FY's Notes on TS PostDiff

Algorithms for Adaptive Experiments that Trade-off Statistical Analysis with Reward: Combining Uniform Random Assignment and Reward Maximization

Nogas, J., Li, T., Yanez, F. J., Modiri, A., Deliu, N., Prystawski, B., Villar, S. S., Durand, A., Williams, J. J. (2021). Algorithms for Adaptive Experiments that Trade-off Statistical Analysis with Reward: Combining Uniform Random Assignment and Reward Maximization. arXiv preprint arXiv:2112.08507.

Posted on January 6, 2022

Top-Two TS
- It seems that Top-Two TS is very similar to TS, except for the fact that it will not always choose the arm with the greater expected reward.

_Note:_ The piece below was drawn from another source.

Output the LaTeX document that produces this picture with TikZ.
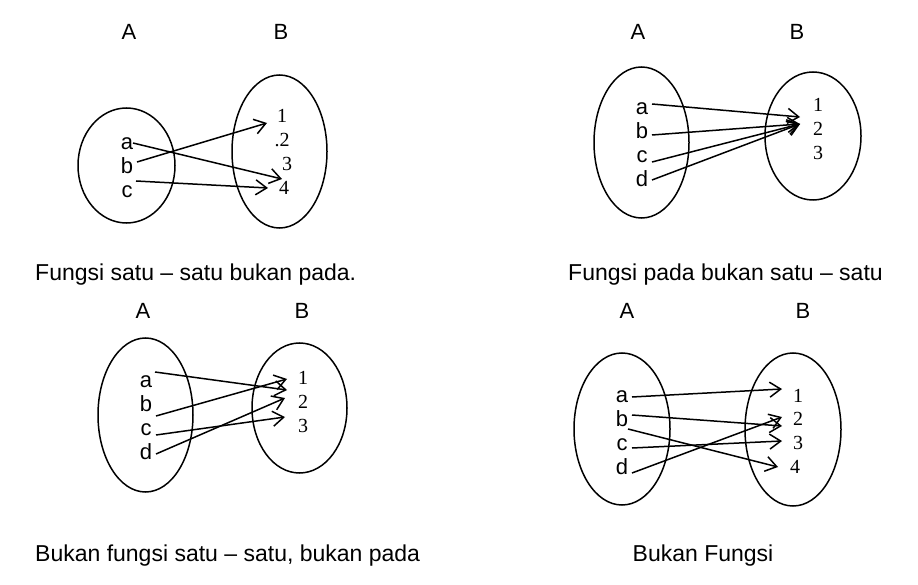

Instead, a beta hyperparameter (usually 50%) is fixed as the probability of choosing between the best two arms according to the current knowledge.
  - This implies that early on in the experiment, Top-Two TS can explore more options than TS, giving it a chance to be more certain about the best arm. However, this behavior does not change with time, which means that once it has a good estimate of the top-two real means, it won't focus on exploiting the best one, but it will keep choosing randomly between the two of them instead.

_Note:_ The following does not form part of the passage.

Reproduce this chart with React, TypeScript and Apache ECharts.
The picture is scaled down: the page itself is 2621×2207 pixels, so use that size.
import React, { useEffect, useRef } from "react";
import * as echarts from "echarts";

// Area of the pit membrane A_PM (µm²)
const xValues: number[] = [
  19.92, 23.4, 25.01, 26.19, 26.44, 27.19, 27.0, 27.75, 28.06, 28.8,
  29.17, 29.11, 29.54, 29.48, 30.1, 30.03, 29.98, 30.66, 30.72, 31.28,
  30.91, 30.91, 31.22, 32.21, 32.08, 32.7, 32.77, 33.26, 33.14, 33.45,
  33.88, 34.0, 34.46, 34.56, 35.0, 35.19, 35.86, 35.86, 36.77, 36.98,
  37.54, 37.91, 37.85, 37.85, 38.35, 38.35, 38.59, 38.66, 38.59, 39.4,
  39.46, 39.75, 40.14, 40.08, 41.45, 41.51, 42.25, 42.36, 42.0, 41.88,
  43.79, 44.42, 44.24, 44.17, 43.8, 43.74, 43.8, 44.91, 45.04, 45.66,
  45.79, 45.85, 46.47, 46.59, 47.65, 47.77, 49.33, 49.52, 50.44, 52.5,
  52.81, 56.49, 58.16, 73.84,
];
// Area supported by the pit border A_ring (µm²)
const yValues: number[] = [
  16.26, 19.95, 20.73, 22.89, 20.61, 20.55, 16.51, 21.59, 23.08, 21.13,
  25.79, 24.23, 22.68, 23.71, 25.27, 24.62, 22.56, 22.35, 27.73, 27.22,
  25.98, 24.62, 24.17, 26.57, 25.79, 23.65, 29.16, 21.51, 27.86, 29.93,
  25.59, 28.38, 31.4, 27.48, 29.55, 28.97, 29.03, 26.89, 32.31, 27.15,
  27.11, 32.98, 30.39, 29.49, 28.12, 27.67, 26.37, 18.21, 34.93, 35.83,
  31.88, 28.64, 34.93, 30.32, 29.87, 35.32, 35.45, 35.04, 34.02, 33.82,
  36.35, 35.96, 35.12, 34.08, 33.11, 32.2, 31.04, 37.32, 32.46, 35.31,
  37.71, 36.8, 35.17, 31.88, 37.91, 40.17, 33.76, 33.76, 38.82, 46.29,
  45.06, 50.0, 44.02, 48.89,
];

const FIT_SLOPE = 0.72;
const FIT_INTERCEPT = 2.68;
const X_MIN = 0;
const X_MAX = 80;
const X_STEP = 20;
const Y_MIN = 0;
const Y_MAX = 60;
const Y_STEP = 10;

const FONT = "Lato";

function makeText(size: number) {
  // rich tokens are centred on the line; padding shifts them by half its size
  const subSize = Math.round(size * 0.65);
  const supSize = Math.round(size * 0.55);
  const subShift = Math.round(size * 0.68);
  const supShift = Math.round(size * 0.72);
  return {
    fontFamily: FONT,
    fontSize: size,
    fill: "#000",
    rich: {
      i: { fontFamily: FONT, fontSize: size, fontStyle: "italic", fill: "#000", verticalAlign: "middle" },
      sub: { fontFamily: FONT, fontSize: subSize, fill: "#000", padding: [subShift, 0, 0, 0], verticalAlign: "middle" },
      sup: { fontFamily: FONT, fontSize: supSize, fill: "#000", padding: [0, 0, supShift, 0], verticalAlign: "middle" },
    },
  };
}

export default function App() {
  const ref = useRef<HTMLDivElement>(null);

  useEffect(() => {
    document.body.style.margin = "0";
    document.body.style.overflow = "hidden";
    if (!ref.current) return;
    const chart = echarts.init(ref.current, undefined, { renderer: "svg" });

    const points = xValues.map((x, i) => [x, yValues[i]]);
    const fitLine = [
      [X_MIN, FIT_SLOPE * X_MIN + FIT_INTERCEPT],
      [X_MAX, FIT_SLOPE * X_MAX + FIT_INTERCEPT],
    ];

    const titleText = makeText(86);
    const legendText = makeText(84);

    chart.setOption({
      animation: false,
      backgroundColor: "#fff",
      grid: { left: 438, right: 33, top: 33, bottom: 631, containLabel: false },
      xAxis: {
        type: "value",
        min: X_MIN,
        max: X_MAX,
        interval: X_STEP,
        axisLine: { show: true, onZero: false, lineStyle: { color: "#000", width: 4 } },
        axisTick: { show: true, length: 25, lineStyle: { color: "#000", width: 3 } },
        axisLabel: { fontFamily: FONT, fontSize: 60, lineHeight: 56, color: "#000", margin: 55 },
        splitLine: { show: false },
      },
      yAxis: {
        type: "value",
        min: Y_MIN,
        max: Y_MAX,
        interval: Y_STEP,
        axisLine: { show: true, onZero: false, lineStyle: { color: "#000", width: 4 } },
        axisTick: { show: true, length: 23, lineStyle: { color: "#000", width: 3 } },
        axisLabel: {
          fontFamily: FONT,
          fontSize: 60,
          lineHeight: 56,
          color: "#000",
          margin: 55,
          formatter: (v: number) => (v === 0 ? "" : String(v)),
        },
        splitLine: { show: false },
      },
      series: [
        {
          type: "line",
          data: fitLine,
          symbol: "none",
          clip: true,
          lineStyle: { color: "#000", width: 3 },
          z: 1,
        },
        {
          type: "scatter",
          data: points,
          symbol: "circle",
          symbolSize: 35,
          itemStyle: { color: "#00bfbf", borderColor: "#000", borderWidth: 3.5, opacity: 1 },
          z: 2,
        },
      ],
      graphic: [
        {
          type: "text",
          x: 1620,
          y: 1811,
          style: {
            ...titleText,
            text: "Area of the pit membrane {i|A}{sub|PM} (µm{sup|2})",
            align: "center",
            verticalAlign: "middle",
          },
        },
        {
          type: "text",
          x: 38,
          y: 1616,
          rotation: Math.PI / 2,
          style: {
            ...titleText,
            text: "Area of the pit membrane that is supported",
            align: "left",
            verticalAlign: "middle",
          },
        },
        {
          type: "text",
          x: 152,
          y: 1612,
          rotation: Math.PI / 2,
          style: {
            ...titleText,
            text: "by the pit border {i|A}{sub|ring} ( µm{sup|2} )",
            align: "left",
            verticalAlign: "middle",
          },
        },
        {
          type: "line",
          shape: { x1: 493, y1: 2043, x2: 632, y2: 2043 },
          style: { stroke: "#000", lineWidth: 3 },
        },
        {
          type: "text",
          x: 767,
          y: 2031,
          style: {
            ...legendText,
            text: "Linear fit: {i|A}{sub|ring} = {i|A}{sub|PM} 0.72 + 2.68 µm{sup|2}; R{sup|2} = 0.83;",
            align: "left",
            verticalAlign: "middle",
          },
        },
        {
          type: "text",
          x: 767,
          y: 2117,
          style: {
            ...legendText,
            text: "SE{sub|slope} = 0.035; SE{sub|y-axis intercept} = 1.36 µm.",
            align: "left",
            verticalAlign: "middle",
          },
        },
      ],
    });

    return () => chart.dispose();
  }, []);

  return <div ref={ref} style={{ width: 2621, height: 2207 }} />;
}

  - Also, this translates into a much higher regret compared to TS, as it fails to focus on the optimal arm.
  - It seems that the beauty of Top-Two TS is in finding the best arm (i.e., over many experiments, Top-Two TS will find the best one more times than TS will). The trade-off here is that it fails to truly exploit the best arm, which in the case of adaptive experiments means that it is good in having a greater confidence on which intervention is better, at the cost of not giving most of the users the best one. Still, even though it might sound like a similar conclusion to UR, in the Top-Two TS setting, most of the users will get assigned to the best two arms, instead of any arm randomly.
    - Perhaps an approach to build on top of Top-Two TS would be to define an 'exploration threshold' (e.g. when the top-two arms are the same for X% of the time, with a considerable estimated effect size, take this as a hint that the best has been found and exploit it).
PostDiff
- The Posterior Probability Difference is an MAB approach that looks to increase exploration (i.e., assign an arm randomly) when the empirical effect size is small. This is done in order to accept that the evidence thus far is not conclusive regarding a significant difference in which arm is best. On the other hand, if it actually senses there is such a difference, it allocates the next action following an adaptive strategy.

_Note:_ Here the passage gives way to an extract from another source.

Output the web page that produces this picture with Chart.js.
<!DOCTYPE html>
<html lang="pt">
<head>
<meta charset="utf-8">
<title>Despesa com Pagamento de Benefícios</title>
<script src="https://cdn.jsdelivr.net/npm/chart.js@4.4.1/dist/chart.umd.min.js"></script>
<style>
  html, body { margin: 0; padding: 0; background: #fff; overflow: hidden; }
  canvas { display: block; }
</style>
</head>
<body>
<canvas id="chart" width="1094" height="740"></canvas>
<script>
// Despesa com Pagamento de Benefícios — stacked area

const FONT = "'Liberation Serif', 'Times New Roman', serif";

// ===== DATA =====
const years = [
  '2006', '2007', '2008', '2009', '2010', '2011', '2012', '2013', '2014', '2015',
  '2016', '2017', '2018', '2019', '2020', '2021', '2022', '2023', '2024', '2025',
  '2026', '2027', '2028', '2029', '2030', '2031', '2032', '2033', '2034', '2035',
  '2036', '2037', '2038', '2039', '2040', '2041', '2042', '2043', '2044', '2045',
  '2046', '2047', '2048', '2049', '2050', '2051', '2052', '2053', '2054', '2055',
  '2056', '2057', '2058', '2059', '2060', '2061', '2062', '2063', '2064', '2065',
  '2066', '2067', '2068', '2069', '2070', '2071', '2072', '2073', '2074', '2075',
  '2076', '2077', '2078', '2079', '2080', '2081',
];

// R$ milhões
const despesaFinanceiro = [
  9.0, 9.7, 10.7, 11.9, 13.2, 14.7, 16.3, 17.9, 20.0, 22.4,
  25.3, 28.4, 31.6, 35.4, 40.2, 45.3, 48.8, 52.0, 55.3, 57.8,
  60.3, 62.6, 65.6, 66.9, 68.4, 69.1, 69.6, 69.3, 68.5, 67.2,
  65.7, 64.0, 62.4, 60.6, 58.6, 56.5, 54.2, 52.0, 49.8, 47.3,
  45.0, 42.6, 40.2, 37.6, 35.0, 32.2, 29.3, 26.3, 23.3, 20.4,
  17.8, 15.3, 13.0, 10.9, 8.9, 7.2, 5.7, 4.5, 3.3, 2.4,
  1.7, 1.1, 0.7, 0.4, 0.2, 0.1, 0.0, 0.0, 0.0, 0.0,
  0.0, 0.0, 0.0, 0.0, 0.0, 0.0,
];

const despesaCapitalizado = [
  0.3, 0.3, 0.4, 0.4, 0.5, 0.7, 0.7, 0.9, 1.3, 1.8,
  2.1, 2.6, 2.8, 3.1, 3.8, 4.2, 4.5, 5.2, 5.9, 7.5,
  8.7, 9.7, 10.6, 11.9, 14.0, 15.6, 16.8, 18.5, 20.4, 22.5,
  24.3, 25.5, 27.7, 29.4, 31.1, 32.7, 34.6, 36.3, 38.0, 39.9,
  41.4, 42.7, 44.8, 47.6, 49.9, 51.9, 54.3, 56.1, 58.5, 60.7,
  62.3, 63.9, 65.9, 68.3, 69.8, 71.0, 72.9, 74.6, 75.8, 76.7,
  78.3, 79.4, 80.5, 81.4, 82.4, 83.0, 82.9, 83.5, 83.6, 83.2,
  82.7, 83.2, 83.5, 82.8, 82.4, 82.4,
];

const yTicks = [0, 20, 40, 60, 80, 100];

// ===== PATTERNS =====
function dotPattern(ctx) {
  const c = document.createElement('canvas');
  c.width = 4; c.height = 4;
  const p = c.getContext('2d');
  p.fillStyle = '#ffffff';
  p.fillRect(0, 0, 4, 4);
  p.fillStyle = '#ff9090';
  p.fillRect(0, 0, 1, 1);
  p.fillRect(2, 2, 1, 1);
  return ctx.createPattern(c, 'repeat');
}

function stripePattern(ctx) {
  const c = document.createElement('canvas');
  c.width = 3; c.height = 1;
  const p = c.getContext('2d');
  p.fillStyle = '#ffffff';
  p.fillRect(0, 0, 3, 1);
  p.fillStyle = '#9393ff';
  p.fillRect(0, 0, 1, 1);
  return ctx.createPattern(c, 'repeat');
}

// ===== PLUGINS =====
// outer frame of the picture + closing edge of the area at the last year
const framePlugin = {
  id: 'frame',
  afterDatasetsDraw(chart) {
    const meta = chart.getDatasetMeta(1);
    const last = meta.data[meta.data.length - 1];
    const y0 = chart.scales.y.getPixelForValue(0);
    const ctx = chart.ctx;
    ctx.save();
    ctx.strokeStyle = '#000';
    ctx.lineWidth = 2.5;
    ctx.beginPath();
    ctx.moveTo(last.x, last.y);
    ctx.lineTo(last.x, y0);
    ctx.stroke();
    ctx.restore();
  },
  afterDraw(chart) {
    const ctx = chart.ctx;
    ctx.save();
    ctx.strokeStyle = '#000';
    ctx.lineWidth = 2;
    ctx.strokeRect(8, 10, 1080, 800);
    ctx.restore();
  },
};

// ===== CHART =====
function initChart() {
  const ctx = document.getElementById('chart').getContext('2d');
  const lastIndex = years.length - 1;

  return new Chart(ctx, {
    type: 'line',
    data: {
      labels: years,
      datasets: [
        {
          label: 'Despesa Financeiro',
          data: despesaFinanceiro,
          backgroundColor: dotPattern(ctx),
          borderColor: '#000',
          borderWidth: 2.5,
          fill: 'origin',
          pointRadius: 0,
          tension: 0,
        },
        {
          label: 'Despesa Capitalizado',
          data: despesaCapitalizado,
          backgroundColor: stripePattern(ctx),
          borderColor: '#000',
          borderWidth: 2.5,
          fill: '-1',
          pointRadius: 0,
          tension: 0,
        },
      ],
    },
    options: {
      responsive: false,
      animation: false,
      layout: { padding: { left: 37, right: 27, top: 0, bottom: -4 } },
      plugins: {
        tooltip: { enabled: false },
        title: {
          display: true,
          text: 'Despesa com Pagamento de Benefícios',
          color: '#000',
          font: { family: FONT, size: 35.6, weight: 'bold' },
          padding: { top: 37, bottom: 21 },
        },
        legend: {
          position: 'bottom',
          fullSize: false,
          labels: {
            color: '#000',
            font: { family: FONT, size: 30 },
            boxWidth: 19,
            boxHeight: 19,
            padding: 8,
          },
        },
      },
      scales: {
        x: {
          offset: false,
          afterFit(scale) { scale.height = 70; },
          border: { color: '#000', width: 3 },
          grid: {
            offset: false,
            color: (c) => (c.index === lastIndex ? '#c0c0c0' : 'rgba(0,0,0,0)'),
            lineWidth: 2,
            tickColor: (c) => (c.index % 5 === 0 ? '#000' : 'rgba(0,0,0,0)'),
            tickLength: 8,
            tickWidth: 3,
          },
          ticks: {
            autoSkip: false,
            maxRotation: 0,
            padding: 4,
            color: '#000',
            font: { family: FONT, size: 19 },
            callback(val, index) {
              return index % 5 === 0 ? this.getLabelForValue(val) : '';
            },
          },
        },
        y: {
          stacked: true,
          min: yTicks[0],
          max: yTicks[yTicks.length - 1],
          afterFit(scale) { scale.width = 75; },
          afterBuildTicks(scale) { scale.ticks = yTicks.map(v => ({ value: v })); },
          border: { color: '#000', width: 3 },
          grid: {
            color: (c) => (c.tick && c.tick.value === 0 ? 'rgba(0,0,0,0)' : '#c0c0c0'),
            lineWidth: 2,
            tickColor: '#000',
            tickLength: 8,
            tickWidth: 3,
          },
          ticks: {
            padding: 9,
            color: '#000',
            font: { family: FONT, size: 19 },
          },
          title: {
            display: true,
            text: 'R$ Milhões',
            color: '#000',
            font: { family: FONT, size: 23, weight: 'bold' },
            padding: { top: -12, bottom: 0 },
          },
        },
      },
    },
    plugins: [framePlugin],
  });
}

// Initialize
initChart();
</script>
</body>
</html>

- TS PostDiff is such a strategy where the adaptive allocation when there is a considerably big estimated effect size is done via Thompson Sampling.
- In order to determine if the difference between arms is not significant enough (i.e. choose UR over TS), PostDiff calculates the posterior probability that the difference in expected reward between two arms is less than a threshold c in [0,1].
False Positive Rate (FPR)
- Probability of concluding there is a difference in the arms' means, when there is none.
Statistical Power
- Probability of concluding there is a difference in the arms' means, when there is one.
Questions
- Posterior probability (TS PostDiff)
  - Why calculating the probability stated (phi_t) is equivalent to just checking |p1-p2| < c ?